I would appreciate a lower flame and theatric level, but I hope if you have something to say you’ll say it.
Let’s say you’re right. A good salesman convinces a bunch of retailers to buy a poor product. Few people buy it. Those that do get little use out of it. The retailers slash the price to dump what they can and write off the rest. Who has the salesman brought value to aside from himself and his employer? Initially you argued:
Bill wrote
But a good salesman will sell whatever he’s given, valuable or not. The degree to which the product or service makes other peoples lives better is dependent entirely on the product itself, and therefore its makers. In this discussion, the coders. The salesman can only determine whether the product reaches the market, not whether it has any value.
It seems that what you’re actually arguing is:
People receive money because they deliver products or services that make their employers lives better…
To which I would add: …in the judgement of those employers, a judgement which is only human, and therefore sometimes flawed.
Kai Nielson created a great philosophy. It is called ethical egoism and the basic idea is that everyone acts out of their own egotistical desire. You may not agree with it, but let me ask:
If I save your life solely because I want to get to heaven, does that discount my act? If I donate money to Charity because it makes me feel good, does that make my gift less valuable?
Te beauty of capitalism is that you can often act totally selfishly and still creat a great deal of benefit.
The definition of something’s value is what someone is willing to pay for it. The salesman directly creates value by selling it.
Sure. Companies pay employees (for work) because it makes their own lives better. Customers pay companies (for products and services) because it makes their lives better. Everyone in the chain adds value and gets compensation.
Yes, mangeorge, I am at work. But it is not as great as it sounds. My life is a few emergency products, making sure everyone shows up on time and long stretches of nothing.
I go nuts when there is nothng to do, which is why I am lookig for a different job.
That may be your definition of value. It’s not mine.
It’s a fairly circular definition of value that excludes even the idea of fairness. Something would be unfair when cost didn’t equal value, but since value is defined as cost, that’s not possible. The market defines value. The market by definition cannot be wrong. Ethics are defined out of the equation. Everything is as it should be. Problem solved.
Also, Dumbguy, I suspect your above post can be rearranged to spell “Life isn’t fair”.
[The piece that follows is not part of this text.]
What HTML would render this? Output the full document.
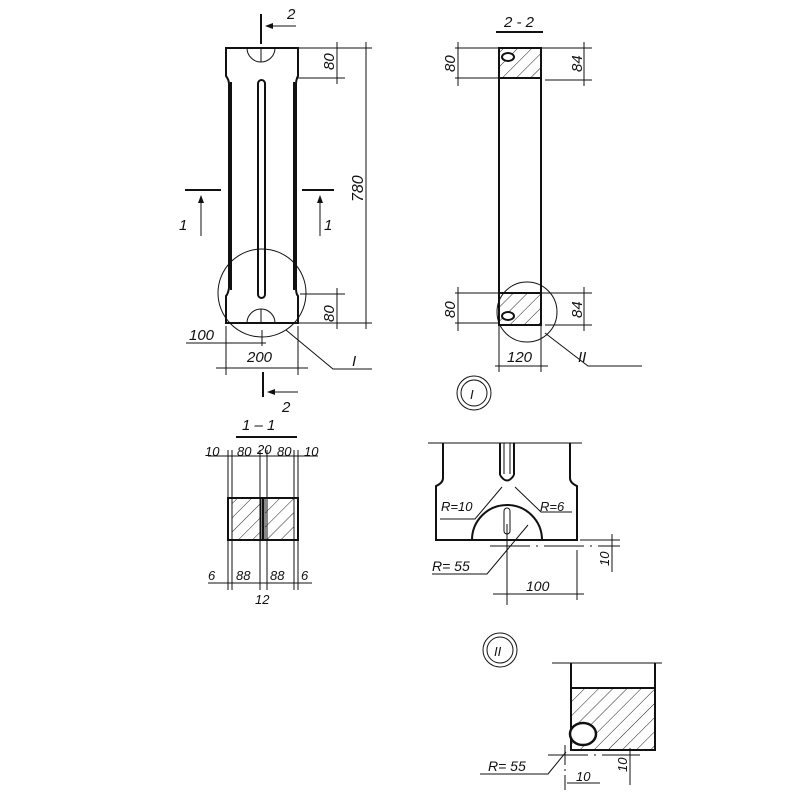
<!DOCTYPE html>
<html><head><meta charset="utf-8"><style>body{margin:0;background:#fff}svg{display:block}text{font-family:"Liberation Sans",sans-serif;font-style:italic;fill:#111}</style></head><body>
<svg width="800" height="800" viewBox="0 0 800 800" xmlns="http://www.w3.org/2000/svg">
<defs>
<pattern id="h" width="10" height="10" patternUnits="userSpaceOnUse" patternTransform="rotate(45)"><line x1="0" y1="0" x2="0" y2="10" stroke="#222" stroke-width="1"/></pattern>
<marker id="a" markerWidth="8" markerHeight="8" refX="7" refY="4" orient="auto"><path d="M0,1 L8,4 L0,7z" fill="#111"/></marker>
</defs>
<g fill="none" stroke="#111" stroke-width="1">
<path d="M226,48 H298 V76 Q296,80 296,84 V288 Q296,294 298,296 V323 H226 V296 Q228,294 229,288 V84 Q229,80 226,76 Z" stroke-width="2"/>
<line x1="231" y1="82" x2="231" y2="290" stroke-width="2"/>
<line x1="294" y1="82" x2="294" y2="290" stroke-width="2"/>
<rect x="258" y="80" width="7" height="218" rx="3.5" stroke-width="2"/>
<path d="M247,48 A14,14 0 0 0 275,48"/><line x1="261" y1="48" x2="261" y2="62"/>
<path d="M247,323 A14,14 0 0 1 275,323"/><line x1="261" y1="309" x2="261" y2="323"/>
<circle cx="262" cy="293" r="44"/>
<line x1="298" y1="48" x2="372" y2="48"/><line x1="296" y1="78" x2="345" y2="78"/>
<line x1="300" y1="294" x2="345" y2="294"/><line x1="298" y1="323" x2="372" y2="323"/>
<line x1="337" y1="42" x2="337" y2="84"/><line x1="337" y1="288" x2="337" y2="329"/>
<line x1="366" y1="42" x2="366" y2="329"/>
<line x1="261" y1="14" x2="261" y2="44" stroke-width="2"/>
<line x1="296" y1="26" x2="266" y2="26" marker-end="url(#a)"/>
<line x1="263" y1="372" x2="263" y2="397" stroke-width="2"/>
<line x1="298" y1="392" x2="268" y2="392" marker-end="url(#a)"/>
<line x1="185" y1="190" x2="221" y2="190" stroke-width="2"/>
<line x1="201" y1="236" x2="201" y2="196" marker-end="url(#a)"/>
<line x1="302" y1="190" x2="334" y2="190" stroke-width="2"/>
<line x1="320" y1="236" x2="320" y2="196" marker-end="url(#a)"/>
<line x1="226" y1="326" x2="226" y2="375"/><line x1="298" y1="326" x2="298" y2="375"/>
<line x1="262" y1="330" x2="262" y2="346"/>
<line x1="186" y1="343" x2="266" y2="343"/>
<line x1="216" y1="368" x2="308" y2="368"/>
<polyline points="286,330 333,369 372,369"/>
<line x1="496" y1="32" x2="543" y2="32" stroke-width="2"/>
<rect x="499" y="48" width="42" height="277" stroke-width="2"/>
<rect x="499" y="48" width="42" height="30" fill="url(#h)" stroke-width="2"/>
<rect x="499" y="293" width="42" height="32" fill="url(#h)" stroke-width="2"/>
<ellipse cx="508" cy="57" rx="6" ry="4" fill="#fff" stroke-width="2"/>
<ellipse cx="508" cy="316" rx="6" ry="4" fill="#fff" stroke-width="2"/>
<circle cx="527" cy="312" r="30"/>
<polyline points="545,333 588,366 642,366"/>
<line x1="455" y1="48" x2="499" y2="48"/><line x1="455" y1="78" x2="499" y2="78"/>
<line x1="541" y1="48" x2="592" y2="48"/><line x1="545" y1="80" x2="592" y2="80"/>
<line x1="458" y1="42" x2="458" y2="86"/><line x1="584" y1="42" x2="584" y2="86"/>
<line x1="455" y1="293" x2="499" y2="293"/><line x1="455" y1="323" x2="499" y2="323"/>
<line x1="541" y1="293" x2="592" y2="293"/><line x1="545" y1="325" x2="592" y2="325"/>
<line x1="458" y1="287" x2="458" y2="331"/><line x1="584" y1="287" x2="584" y2="331"/>
<line x1="499" y1="326" x2="499" y2="372"/><line x1="541" y1="326" x2="541" y2="372"/>
<line x1="495" y1="366" x2="548" y2="366"/>
<circle cx="474" cy="393" r="17"/><circle cx="474" cy="393" r="13"/>
<line x1="236" y1="437" x2="297" y2="437" stroke-width="2"/>
<rect x="228" y="498" width="70" height="42" stroke-width="2"/>
<rect x="232" y="498" width="29" height="42" fill="url(#h)"/>
<rect x="265" y="498" width="29" height="42" fill="url(#h)"/>
<line x1="263" y1="498" x2="263" y2="540" stroke-width="2"/>
<line x1="208" y1="456" x2="318" y2="456"/>
<line x1="208" y1="583" x2="312" y2="583"/>
<line x1="228" y1="450" x2="228" y2="590"/><line x1="232" y1="450" x2="232" y2="590"/>
<line x1="260" y1="450" x2="260" y2="590"/><line x1="267" y1="450" x2="267" y2="590"/>
<line x1="294" y1="450" x2="294" y2="590"/><line x1="298" y1="450" x2="298" y2="590"/>
<line x1="428" y1="443" x2="582" y2="443"/>
<path d="M443,443 V478 Q443,483 436,486 V540 H577 V486 Q570,483 570,478 V443" stroke-width="2"/>
<line x1="500" y1="443" x2="500" y2="475" stroke-width="2"/><line x1="514" y1="443" x2="514" y2="475" stroke-width="2"/>
<line x1="504" y1="443" x2="504" y2="474"/><line x1="510" y1="443" x2="510" y2="474"/>
<path d="M500,475 Q507,486 514,475" stroke-width="2"/>
<path d="M472,540 A35,35 0 0 1 542,540" stroke-width="2"/>
<rect x="504" y="508" width="6" height="26" rx="3"/>
<polyline points="440,519 475,519 502,487"/>
<polyline points="572,512 541,512 515,487"/>
<polyline points="432,574 487,574 528,525"/>
<line x1="490" y1="546" x2="620" y2="546" stroke-dasharray="40,6,2,6"/>
<line x1="507" y1="524" x2="507" y2="605"/>
<line x1="577" y1="550" x2="577" y2="600"/>
<line x1="580" y1="540" x2="620" y2="540"/>
<line x1="612" y1="534" x2="612" y2="572"/>
<line x1="493" y1="594" x2="584" y2="594"/>
<circle cx="500" cy="650" r="17"/><circle cx="500" cy="650" r="13"/>
<line x1="552" y1="663" x2="662" y2="663"/>
<line x1="571" y1="663" x2="571" y2="750" stroke-width="2"/>
<line x1="655" y1="663" x2="655" y2="750" stroke-width="2"/>
<rect x="571" y="688" width="84" height="62" fill="url(#h)" stroke-width="2"/>
<ellipse cx="583" cy="734" rx="13" ry="11" fill="#fff" stroke-width="2.5"/>
<polyline points="480,774 548,774 566,752"/>
<line x1="548" y1="755" x2="640" y2="755" stroke-dasharray="40,6,2,6"/>
<line x1="565" y1="745" x2="565" y2="790" stroke-dasharray="20,4,2,4"/>
<line x1="567" y1="783" x2="600" y2="783"/>
<line x1="630" y1="748" x2="630" y2="785"/>
</g>
<g font-size="15">
<text x="287" y="19">2</text><text x="282" y="412">2</text>
<text x="179" y="230">1</text><text x="324" y="230">1</text>
<text x="189" y="340">100</text><text x="247" y="362">200</text>
<text x="352" y="366" font-family="Liberation Serif">I</text>
<text transform="translate(334,70) rotate(-90)">80</text>
<text transform="translate(334,322) rotate(-90)">80</text>
<text transform="translate(363,202) rotate(-90)" font-size="16">780</text>
<text x="504" y="27">2 - 2</text>
<text transform="translate(455,72) rotate(-90)">80</text>
<text transform="translate(455,318) rotate(-90)">80</text>
<text transform="translate(582,72) rotate(-90)">84</text>
<text transform="translate(582,318) rotate(-90)">84</text>
<text x="507" y="362">120</text>
<text x="578" y="362" font-family="Liberation Serif">II</text>
<text x="470" y="399" font-size="13">I</text>
<text x="242" y="430">1 – 1</text>
<text x="205" y="456" font-size="13">10</text><text x="237" y="456" font-size="13">80</text><text x="257" y="454" font-size="13">20</text><text x="277" y="456" font-size="13">80</text><text x="304" y="456" font-size="13">10</text>
<text x="208" y="580" font-size="13">6</text><text x="236" y="580" font-size="13">88</text><text x="270" y="580" font-size="13">88</text><text x="301" y="580" font-size="13">6</text><text x="255" y="604" font-size="13">12</text>
<text x="441" y="511" font-size="13">R=10</text><text x="540" y="511" font-size="13">R=6</text>
<text x="432" y="571" font-size="14">R= 55</text>
<text x="526" y="591" font-size="14">100</text>
<text transform="translate(609,566) rotate(-90)" font-size="13">10</text>
<text x="494" y="656" font-size="13">II</text>
<text x="488" y="771" font-size="14">R= 55</text>
<text x="576" y="781" font-size="13">10</text>
<text transform="translate(627,772) rotate(-90)" font-size="13">10</text>
</g>
</svg>
</body></html>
Well, I suppose you’re right. If you build something and noone wants to pay you for it, that’s not fair. But it sure keeps everyone honest. Frankly, I think it’s very good system. And by the way, when I say “system”, I’m talking very broad, to the inclusion of ecologies for example. Things that don’t produce value (as defined by the market or the rest of the ecology or the rest of the world) wither and die. There are no islands; everything counts on other things for support and in return delivers something to those other things.
In my mind, life (as defined above) is beautiful and productive, not unfair.
I was talking specifically about how we compensate employees. And I didn’t say it was unfair, I said your view of value defines away the idea of fairness, so it wouldn’t be possible even to suggest that someone is over or under paid.
I certainly wasn’t trying to present a worldview, particularly a dreary and pointless one like “Life isn’t fair”. Fairness is a human ideal. ‘Life’ doesn’t conform to our conceptual hierarchies, much as we’d like to think it does.
I don’t think it it removes the idea of fair orm not fair. You can still say your pay is unfair if you are getting under market value. That is usually what I bring up if I have a problem with my pay, and I’ve found it has pretty good results.